— Суходолов? — повторил Автор. — Несчастный, простой и обманутый Суходолов, Семен Семеныч, еще некоторое время доживал свои дни где-то на обочине… после того, как он бросил взгляд на мертвого Леонида Николаевича Решкова и ушел по лесной тропинке в свои бесцельные, как прошлогодние листки календаря, годы, одними отсчитываемые от Рождества Христова, другими от Сотворения мира, третьими — третьими — от Октября с никогда не бывшим залпом «Авроры». Он ушел, этот Суходолов, один из создателей Октября, ушел этот крестьянский сын, понявший, что его обманули. Он пробовал что-то изменить. И не смог… и ушел в одиночество. Куда-то в сибирское таежное село, чтобы ничего не видеть. Он там умер. Но умер не потому, что болезнь его доконала. Нет, он умирал давно, умирал от тоски по загубленным чужим жизням, умирал медленно, внешне вполне здоровый, сам и совершенно спокойно следя, как постепенно гасла и гасла в нем сила жизни.
Всё, что творилось рядом с ним, его не интересовало. В конце концов, он пришел к выводу, что устал от жизни.

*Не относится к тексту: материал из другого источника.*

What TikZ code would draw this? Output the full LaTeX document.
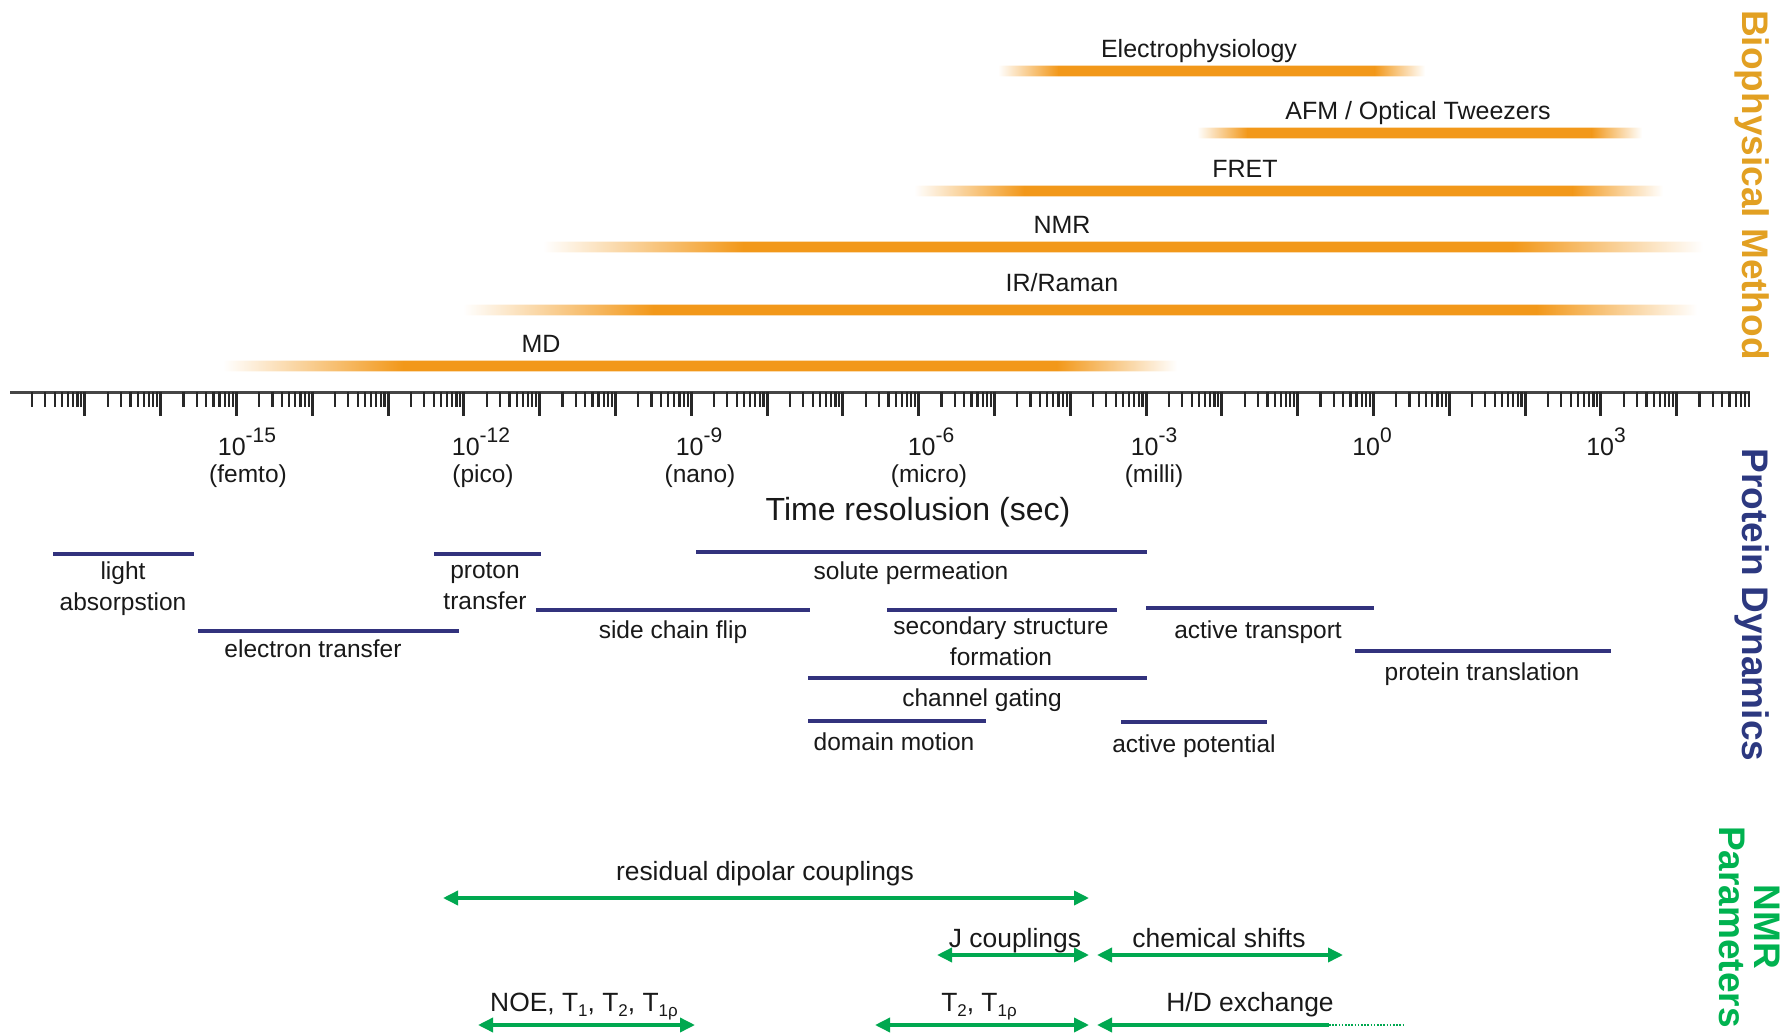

Иногда, правда, он сжимал и разжимал свои сильные кулаки, двигал плечами или наблюдал за игрой мышц на своих ногах. Однажды, глубоко вздохнув, он с запоздалой гордостью подумал, как крепка еще грудь, но тут же, рядышком, шмыгнула мысль, что всё это — уж ни к чему, так, вроде прошлогодних листьев, давным-давно мертвых, но зачем-то лежащих на свежей, только что поднявшейся весенней и радостно-зеленой траве.
Решив, что воли к жизни у него нет, он установил день, чтобы покончить с собой. И если бы кто-то принялся возражать, спорить, отвергать, высмеивать бессмысленность такого решения — он нашел бы слова, доказывающие необходимость сделать именно так, как им самим намечено.
Но в спор с ним никто не вступил. Сам же он, уже израсходовавший отпущенную ему природой волю к жизни, не покончил с собой, а безо всякой боли, тихо и незаметно умер во сне.
— Как всё просто и… как всё страшно, — прошептал господин с усталым лицом. Автор ничего не ответил.
Молча, уже в музыке, льющейся навстречу Новому Году, под звуки рвущихся в ночном воздухе холодных бенгальских ракет, под возгласы «прозит!» (кто-то даже крикнул «Ура!»), Автор и господин с усталым лицом переглянулись, подняли свои бокалы с вином… Держа бокалы на уровне глаз, они пристально рассматривали друг друга, как большие, душевные друзья, перед которыми долгая, может быть даже окончательная разлука.
«Вот и всё», — самому себе сказал Автор, вспомнив, что такими же словами попрощался с прошлым Суходолов, глядя на лежащего в чащобе Полесского леса Решкова, того самого Леонида Николаевича Решкова, так и не понявшего, кто же он: палач или жертва?